As we come to the end of Black History Month, I want to pause for a moment to look back at the legacies Black Chicago has inherited but also look ahead at the legacies we are creating right now. Legacies aren’t simply about the past, you know. Over time,
First, let me say that African Americans in Chicago have a lot to be proud of. Our city is home to the nation’s largest African American middle class. Cook County has more Black-owned businesses (an estimated 64,000) than any other county in America.
Black Chicago has strong, politically-engaged business, faith and philanthropic communities that have sent forth two Black presidential contenders – Rev. Jesse L. Jackson and Sen. Barack Obama – in the last 20 years. Today, Black Chicago stands on the verge of making history. But like other major U.S. cities, Chicago has struggled with how to reverse the growing crisis among our Black boys and men. Our young men are crippled by poor quality education, low-paying jobs, high unemployment and under-representation in the region’s workforce.
Among Black men in Illinois ages 16 to 25, unemployment stands at 15 percent. That’s three times the rate for white males. Countless others are not included in unemployment statistics, because they are not even looking for work. African Americans make up 13 percent of the state’s population but 64 percent of the inmates in the state penitentiary.
Only 30 percent of Black males graduate from high school in Chicago and just 3 percent of those will graduate college by the time they are 25. For the men and boys who comprise these bleak statistics, becoming a good husband and father, a breadwinner and a good neighbor remains out of reach.
Many of them will end up settling into the unproductive shadow of the streets – unless we act now to create a legacy of work, a legacy of engaged fathers, a legacy of two-parent households, a legacy of community and political involvement and a legacy of law-abiding Black men.
That is why the Chicago Urban League recently launched the I AM Initiative for African American Males, taking a leadership role in addressing the Black male crisis. I AM is integrated with other Chicago Urban League programs under our projectNEXT economic empowerment agenda to expand job and career opportunities, to develop stronger connections to the Black church and to establish a multimedia platform for African Americans.
I AM targets African American males ages 6 to 40 in five lifestyle areas: educational achievement; family engagement and fatherhood; workplace success; positive cultural representations; and civic engagement. By coming up with solutions in each of these areas and applying them together, we can untangle the web of problems ensnaring African American males.
In addition, the CUL has enlisted broad support from the African American business and faith communities. We have created an advisory board of Black male business leaders led by CUL board member Tony Anderson, chairman and Midwest area managing partner at Ernst & Young. Bishop Arthur Brazier, pastor of Apostolic Church of God, will lead a group of distinguished ministers in our new initiative with Chicago’s Black churches called Partners in Faith.
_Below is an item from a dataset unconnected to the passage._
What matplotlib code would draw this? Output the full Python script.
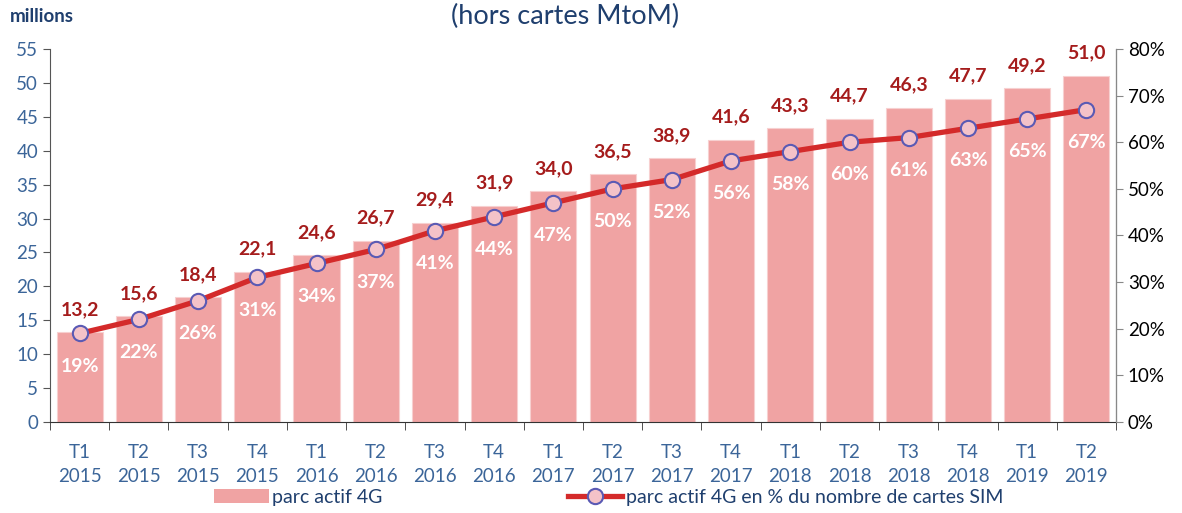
import matplotlib
matplotlib.use("Agg")
import matplotlib.pyplot as plt
import numpy as np
from matplotlib.lines import Line2D
from matplotlib.patches import Patch

quarters = ["T1", "T2", "T3", "T4", "T1", "T2", "T3", "T4", "T1", "T2", "T3", "T4",
            "T1", "T2", "T3", "T4", "T1", "T2"]
years = ["2015"] * 4 + ["2016"] * 4 + ["2017"] * 4 + ["2018"] * 4 + ["2019"] * 2
parc_4g = [13.2, 15.6, 18.4, 22.1, 24.6, 26.7, 29.4, 31.9, 34.0, 36.5, 38.9, 41.6,
           43.3, 44.7, 46.3, 47.7, 49.2, 51.0]
pct_4g = [19, 22, 26, 31, 34, 37, 41, 44, 47, 50, 52, 56, 58, 60, 61, 63, 65, 67]

plt.rcParams['font.family'] = ['Lato', 'DejaVu Sans']

BAR = "#F0A3A3"
LINE = "#D42A2A"
BLUE = "#3B6599"
DARK = "#1F3F6E"
DRED = "#A51C1C"

fig = plt.figure(figsize=(11.82, 5.13), dpi=100)
ax = fig.add_axes([50/1182, 1 - 422/513, (1116 - 50)/1182, (422 - 49)/513])
ax2 = ax.twinx()

x = np.arange(len(parc_4g))
ax.bar(x, parc_4g, width=0.78, color=BAR, edgecolor="#F7D0D0", linewidth=0.8, zorder=2)
ax.set_xlim(-0.5, len(parc_4g) - 0.5)
ax.set_ylim(0, 55)
ax.set_yticks(np.arange(0, 56, 5))
ax.tick_params(axis='y', labelsize=13.5, labelcolor=BLUE, color="#555555", length=5, direction='out')
ax.set_xticks(x)
ax.set_xticklabels([f"{q}\n{y}" for q, y in zip(quarters, years)], fontsize=13.5, color=BLUE, linespacing=1.45)
ax.tick_params(axis='x', length=0, pad=16)
ax.set_xticks(np.arange(-0.5, len(parc_4g)), minor=True)
ax.tick_params(axis='x', which='minor', length=6, color="#333333", direction='out')

for s in ['top']:
    ax.spines[s].set_visible(False)
    ax2.spines[s].set_visible(False)
ax.spines['left'].set_color("#555555")
ax.spines['bottom'].set_color("#333333")
ax2.spines['right'].set_color("#888888")
ax2.spines['left'].set_visible(False)
ax2.spines['bottom'].set_visible(False)

for xi, v in zip(x, parc_4g):
    ax.annotate(f"{v:.1f}".replace(".", ","), (xi, v), xytext=(0, 16.5), textcoords='offset points',
                ha='center', va='center', fontsize=14, fontweight='bold', color=DRED, zorder=5)

ax2.set_ylim(0, 80)
ax2.set_yticks(np.arange(0, 81, 10))
ax2.set_yticklabels([f"{t}%" for t in range(0, 81, 10)])
ax2.tick_params(axis='y', labelsize=13.5, labelcolor="black", color="#888888", length=5)
ax2.plot(x, pct_4g, color=LINE, linewidth=3.8, marker='o', markersize=11,
         markerfacecolor="#F4C2C8", markeredgecolor="#5A5AB4", markeredgewidth=1.5, zorder=4)
for xi, p in zip(x, pct_4g):
    ax2.annotate(f"{p}%", (xi, p), xytext=(0, -23.5), textcoords='offset points',
                 ha='center', va='center', fontsize=14, fontweight='bold', color="white", zorder=5)

fig.text(10/1182, 1 - 16/513, "millions", fontsize=13.5, fontweight='bold', color=DARK, va='center', ha='left')
fig.text(565/1182, 1 - 16/513, "(hors cartes MtoM)", fontsize=19.5, color=DARK, va='center', ha='center')

handles = [Patch(facecolor=BAR, edgecolor='none'),
           Line2D([0], [0], color=LINE, linewidth=3.8, marker='o', markersize=11,
                  markerfacecolor="#F4C2C8", markeredgecolor="#5A5AB4", markeredgewidth=1.5)]
leg = fig.legend(handles, ["parc actif 4G", "parc actif 4G en % du nombre de cartes SIM"],
                 loc='center', bbox_to_anchor=(0.515, 1 - 497/513), ncol=2, frameon=False,
                 fontsize=14, handlelength=2.8, handletextpad=0.2, columnspacing=9.5)
for t in leg.get_texts():
    t.set_color(DARK)

fig.savefig("out.png", dpi=100)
At the Chicago Urban League, our programs focus on entrepreneurship, education, real estate, and workforce diversity and development are designed to build on the strengths of our legacies and to create long-lasting solutions that will make Black Chicago even stronger. As we move forward, we can and should draw on the strengths from our glorious past not only during Black History Month but year-round.
When I think about the obstacles that faced Black men and women who migrated here from the Jim Crow South at the turn of the 20th century, I know that we can prevail. Men and women like Ida B. Wells, one of the chief founders of the NAACP; Robert S. Abbott, founder of the Chicago Defender; and Oscar de Priest, the first Black member of the Chicago City Council and, later, the first Black U.S. congressman elected north of the Mason-Dixon Line, all built legacies we still see evidence of today.
In its heyday, the Bronzeville neighborhood was known as the “Black Metropolis,” and boasted 12 Black millionaires. For years, Bronzeville thrived as Chicago’s Black cultural epicenter. In 1973, jazz great Duke Ellington said about those times: “The South Side was together. It was a real us-for-we, wefor- us community.”
In 2008, we have to believe that that kind of prosperity is possible throughout all of Black Chicago. We must reverse the negative statistics and outcomes that work like acid on our hopes and dreams for our future. Change won’t happen overnight but even small steps toward progress can make a huge difference.